Description of the task.
Copy word for word the lines in the records below, starting at the line with "Output the Python" and ending at the line with "fig = plt.figure(figsize=(W". Skip the pictures.

Source code of charts:
○ ○ ○

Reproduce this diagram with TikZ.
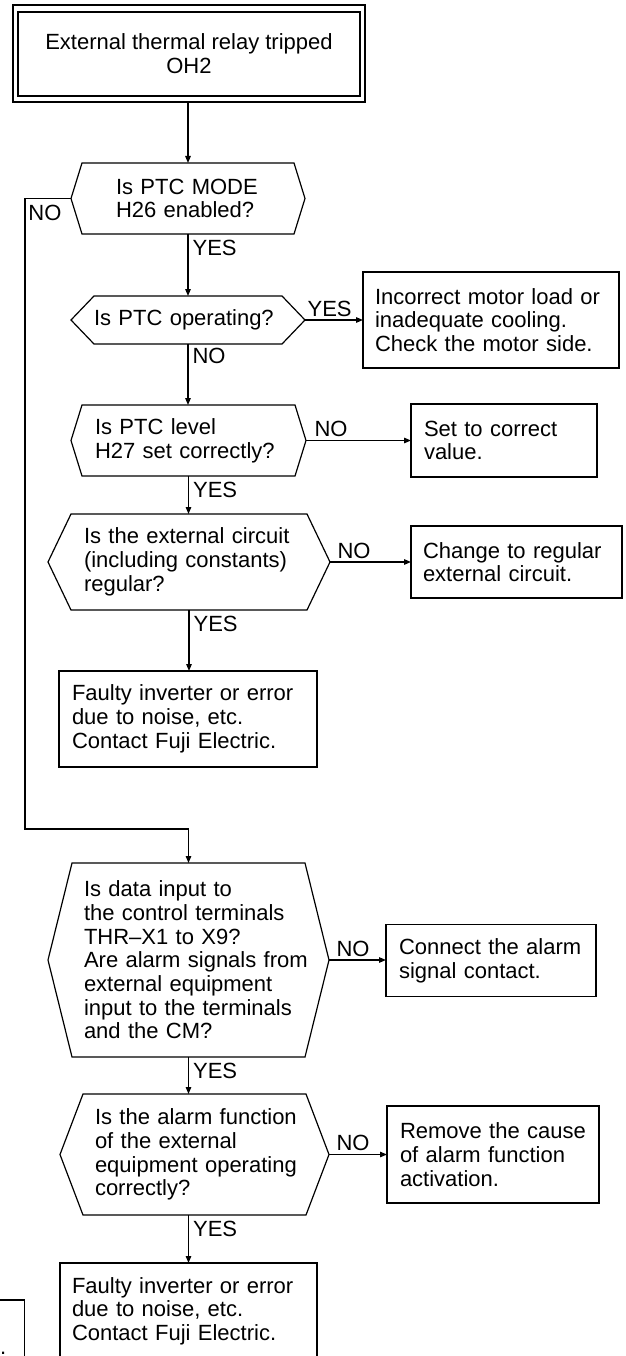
\documentclass[tikz,border=0pt]{standalone}
\usepackage{fontspec}
\setmainfont{Liberation Sans}
\usetikzlibrary{arrows.meta}
\begin{document}
\begin{tikzpicture}[x=1pt,y=-1pt,
  every node/.style={font=\fontsize{22}{23.7}\selectfont},
  lw/.style={line width=1.2pt},
  arr/.style={lw,-{Triangle[length=7pt,width=5.5pt]}},
  hexa/.style={inner sep=0pt, outer sep=0pt, align=left,
    append after command={\pgfextra{\draw[lw,line join=miter]
      ([xshift=#1]\tikzlastnode.north west) -- ([xshift=-#1]\tikzlastnode.north east)
      -- (\tikzlastnode.east) -- ([xshift=-#1]\tikzlastnode.south east)
      -- ([xshift=#1]\tikzlastnode.south west) -- (\tikzlastnode.west) -- cycle;}}},
  rbox/.style={draw, lw, inner sep=0pt, outer sep=0pt, align=left},
  startbox/.style={draw, lw, inner sep=0pt, outer sep=0pt, align=center,
    append after command={\pgfextra{\draw[lw]
      ([xshift=5pt,yshift=-7pt]\tikzlastnode.north west) rectangle
      ([xshift=-5pt,yshift=6pt]\tikzlastnode.south east);}}},
  yeslbl/.style={anchor=north west, inner sep=0pt, xshift=4pt, yshift=-6pt},
  nolbl/.style={anchor=south west, inner sep=0pt, xshift=7pt, yshift=3pt}
]
\useasboundingbox (0,0) rectangle (625,1356);
\fill[white] (0,0) rectangle (625,1356);
\clip (0,0) rectangle (625,1356);

% nodes
\node[startbox, minimum width=352pt, minimum height=97pt] (start) at (189,53.5)
  {External thermal relay tripped\\OH2};

\node[hexa=11pt, minimum width=234pt, minimum height=71pt, text width=144pt] (q1) at (188,198.5)
  {\mbox{Is PTC MODE}\\\mbox{H26 enabled?}};

\node[hexa=23pt, minimum width=234pt, minimum height=48pt, text width=188pt] (q2) at (188,320)
  {\mbox{Is PTC operating?}};

\node[rbox, minimum width=256pt, minimum height=96pt, text width=232pt] (r1) at (491,320)
  {\mbox{Incorrect motor load or}\\\mbox{inadequate cooling.}\\\mbox{Check the motor side.}};

\node[hexa=11pt, minimum width=235pt, minimum height=71pt, text width=187pt] (q3) at (188.5,440.5)
  {\mbox{Is PTC level}\\\mbox{H27 set correctly?}};

\node[rbox, minimum width=186pt, minimum height=73pt, text width=160pt] (r2) at (504,440.5)
  {\mbox{Set to correct}\\\mbox{value.}};

\node[hexa=23pt, minimum width=282pt, minimum height=96pt, text width=210pt] (q4) at (189,562)
  {\mbox{Is the external circuit}\\\mbox{(including constants)}\\\mbox{regular?}};

\node[rbox, minimum width=211pt, minimum height=72pt, text width=187pt] (r3) at (516.5,562)
  {\mbox{Change to regular}\\\mbox{external circuit.}};

\node[rbox, minimum width=258pt, minimum height=96pt, text width=232pt] (f1) at (188,719)
  {\mbox{Faulty inverter or error}\\\mbox{due to noise, etc.}\\\mbox{Contact Fuji Electric.}};

\coordinate (nobend) at (25,829);

\node[hexa=24pt, minimum width=281pt, minimum height=194pt, text width=209pt] (q5) at (188.5,960)
  {\mbox{Is data input to}\\\mbox{the control terminals}\\\mbox{THR–X1 to X9?}\\\mbox{Are alarm signals from}\\\mbox{external equipment}\\\mbox{input to the terminals}\\\mbox{and the CM?}};

\node[rbox, minimum width=210pt, minimum height=72pt, text width=184pt] (r4) at (491,960.5)
  {\mbox{Connect the alarm}\\\mbox{signal contact.}};

\node[hexa=23pt, minimum width=269pt, minimum height=121pt, text width=199pt] (q6) at (194.5,1154.5)
  {\mbox{Is the alarm function}\\\mbox{of the external}\\\mbox{equipment operating}\\\mbox{correctly?}};

\node[rbox, minimum width=212pt, minimum height=97pt, text width=186pt] (r5) at (493,1154.5)
  {\mbox{Remove the cause}\\\mbox{of alarm function}\\\mbox{activation.}};

\node[rbox, minimum width=257pt, minimum height=96pt, text width=233pt] (f2) at (188.5,1311)
  {\mbox{Faulty inverter or error}\\\mbox{due to noise, etc.}\\\mbox{Contact Fuji Electric.}};

\node[rbox, minimum width=124.5pt, minimum height=120pt] (prevbox) at (-37.75,1360) {};
\node[anchor=base west, inner sep=0pt] (prevdot) at (0,1354) {.};

% connectors
\draw[arr] (start.south -| q1.north) -- (q1.north);
\draw[arr] (q1.south) node[yeslbl]{YES} -- (q2.north);
\draw[arr] (q1.west) node[anchor=north east, inner sep=0pt, xshift=-9pt, yshift=-6pt]{NO}
  -| (nobend) -| (q5.north);
\draw[arr] (q2.east) node[nolbl, xshift=-5pt]{YES} -- (q2.east -| r1.west);
\draw[arr] (q2.south) node[yeslbl, yshift=2pt]{NO} -- (q2.south |- q3.north);
\draw[arr] (q3.east) node[nolbl, xshift=1pt]{NO} -- (q3.east -| r2.west);
\draw[arr] (q3.south) node[yeslbl]{YES} -- (q3.south |- q4.north);
\draw[arr] (q4.east) node[nolbl]{NO} -- (q4.east -| r3.west);
\draw[arr] (q4.south) node[yeslbl]{YES} -- (q4.south |- f1.north);
\draw[arr] (q5.east) node[nolbl]{NO} -- (q5.east -| r4.west);
\draw[arr] (q5.south) node[yeslbl]{YES} -- (q5.south |- q6.north);
\draw[arr] (q6.east) node[nolbl]{NO} -- (q6.east -| r5.west);
\draw[arr] (q6.south -| f2.north) node[yeslbl]{YES} -- (f2.north);
\end{tikzpicture}
\end{document}
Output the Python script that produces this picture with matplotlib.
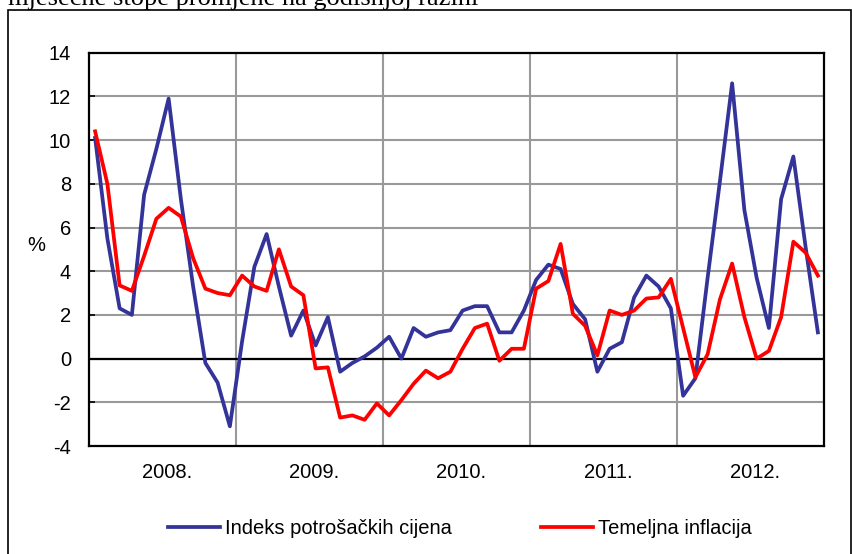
import matplotlib
matplotlib.use("Agg")
import matplotlib.pyplot as plt
from matplotlib.patches import Rectangle
from matplotlib.transforms import ScaledTranslation
import numpy as np

plt.rcParams["font.family"] = ["Liberation Sans", "DejaVu Sans"]
plt.rcParams["axes.unicode_minus"] = False

years = ["2008.", "2009.", "2010.", "2011.", "2012."]

# monthly year-on-year rates, Jan 2008 - Dec 2012
cpi = [10.1, 5.5, 2.3, 2.0, 7.5, 9.6, 11.9, 7.3, 3.3, -0.2, -1.1, -3.1,
       0.8, 4.2, 5.7, 3.3, 1.05, 2.2, 0.6, 1.9, -0.6, -0.2, 0.1, 0.5,
       1.0, 0.0, 1.4, 1.0, 1.2, 1.3, 2.2, 2.4, 2.4, 1.2, 1.2, 2.2,
       3.6, 4.3, 4.1, 2.5, 1.8, -0.6, 0.45, 0.75, 2.8, 3.8, 3.3, 2.3,
       -1.7, -0.9, 3.7, 8.1, 12.6, 6.8, 3.7, 1.4, 7.3, 9.25, 5.1, 1.2]
core = [10.4, 8.0, 3.35, 3.1, 4.7, 6.4, 6.9, 6.5, 4.6, 3.2, 3.0, 2.9,
        3.8, 3.3, 3.1, 5.0, 3.3, 2.9, -0.45, -0.4, -2.7, -2.6, -2.8, -2.05,
        -2.6, -1.9, -1.15, -0.55, -0.9, -0.6, 0.45, 1.4, 1.6, -0.1, 0.45, 0.45,
        3.2, 3.55, 5.25, 2.05, 1.5, 0.15, 2.2, 2.0, 2.2, 2.75, 2.8, 3.65,
        1.4, -0.85, 0.2, 2.7, 4.35, 1.9, 0.0, 0.35, 1.9, 5.35, 4.85, 3.8]

W, H = 853, 554
FS = 14.5
fig = plt.figure(figsize=(W / 100, H / 100), dpi=100)

# caption above the chart (cut off at the top, as in the source)
fig.text(8 / W, 1 - 5 / H, "mjesečne stope promjene na godišnjoj razini",
         family=["Liberation Serif", "DejaVu Serif"], fontsize=19,
         ha="left", va="baseline")

# outer chart border (runs off the bottom edge)
fig.patches.append(Rectangle((8 / W, -6 / H), (851 - 8) / W, (H - 4) / H,
                             transform=fig.transFigure, fill=False,
                             edgecolor="black", linewidth=1.2))

ax = fig.add_axes([89 / W, (H - 446) / H, (824 - 89) / W, (446 - 52.7) / H])

x = np.arange(len(cpi))
bounds = np.arange(12, len(cpi), 12) - 0.5
centers = np.arange(len(years)) * 12 + 5.5

ax.set_xlim(-0.5, len(cpi) - 0.5)
ax.set_ylim(-4, 14)

# grid
ax.set_yticks(np.arange(-4, 15, 2))
for v in np.arange(-2, 14, 2):
    ax.axhline(v, color="#999999", linewidth=1.5, zorder=1)
for b in bounds:
    ax.axvline(b, color="#999999", linewidth=1.5, zorder=1)
ax.axhline(0, color="black", linewidth=1.6, zorder=2)

ax.plot(x, cpi, color="#333399", linewidth=2.7, label="Indeks potrošačkih cijena", zorder=3)
ax.plot(x, core, color="#ff0000", linewidth=2.7, label="Temeljna inflacija", zorder=4)

for s in ax.spines.values():
    s.set_linewidth(1.6)

ax.tick_params(axis="y", direction="in", length=4, width=1.2, pad=13, labelsize=FS)
ax.set_xticks(centers)
ax.set_xticklabels(years)
ax.tick_params(axis="x", length=0, pad=12, labelsize=FS)
shift = ScaledTranslation(0.05, 0, fig.dpi_scale_trans)
for lab in ax.get_xticklabels():
    lab.set_transform(lab.get_transform() + shift)

# category axis crossing at zero with its tick marks
sec = ax.secondary_xaxis(4 / 18)
sec.set_xticks(bounds)
sec.tick_params(direction="out", length=5, width=1.2, labelbottom=False)
sec.spines["bottom"].set_visible(False)

fig.text(36 / W, 1 - 245 / H, "%", fontsize=FS, ha="center", va="center")

fig.legend(loc="center", bbox_to_anchor=(460 / W, 1 - 529 / H), ncol=2,
           frameon=False, fontsize=FS, handlelength=2.6, handletextpad=0.25,
           columnspacing=4.4)

fig.savefig("out.png", dpi=100)
plt.close(fig)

○ ○ ○

In response.
Output the Python script that produces this picture with matplotlib.
import matplotlib
matplotlib.use("Agg")
import matplotlib.pyplot as plt
from matplotlib.patches import Rectangle
from matplotlib.transforms import ScaledTranslation
import numpy as np

plt.rcParams["font.family"] = ["Liberation Sans", "DejaVu Sans"]
plt.rcParams["axes.unicode_minus"] = False

years = ["2008.", "2009.", "2010.", "2011.", "2012."]

# monthly year-on-year rates, Jan 2008 - Dec 2012
cpi = [10.1, 5.5, 2.3, 2.0, 7.5, 9.6, 11.9, 7.3, 3.3, -0.2, -1.1, -3.1,
       0.8, 4.2, 5.7, 3.3, 1.05, 2.2, 0.6, 1.9, -0.6, -0.2, 0.1, 0.5,
       1.0, 0.0, 1.4, 1.0, 1.2, 1.3, 2.2, 2.4, 2.4, 1.2, 1.2, 2.2,
       3.6, 4.3, 4.1, 2.5, 1.8, -0.6, 0.45, 0.75, 2.8, 3.8, 3.3, 2.3,
       -1.7, -0.9, 3.7, 8.1, 12.6, 6.8, 3.7, 1.4, 7.3, 9.25, 5.1, 1.2]
core = [10.4, 8.0, 3.35, 3.1, 4.7, 6.4, 6.9, 6.5, 4.6, 3.2, 3.0, 2.9,
        3.8, 3.3, 3.1, 5.0, 3.3, 2.9, -0.45, -0.4, -2.7, -2.6, -2.8, -2.05,
        -2.6, -1.9, -1.15, -0.55, -0.9, -0.6, 0.45, 1.4, 1.6, -0.1, 0.45, 0.45,
        3.2, 3.55, 5.25, 2.05, 1.5, 0.15, 2.2, 2.0, 2.2, 2.75, 2.8, 3.65,
        1.4, -0.85, 0.2, 2.7, 4.35, 1.9, 0.0, 0.35, 1.9, 5.35, 4.85, 3.8]

W, H = 853, 554
FS = 14.5
fig = plt.figure(figsize=(W / 100, H / 100), dpi=100)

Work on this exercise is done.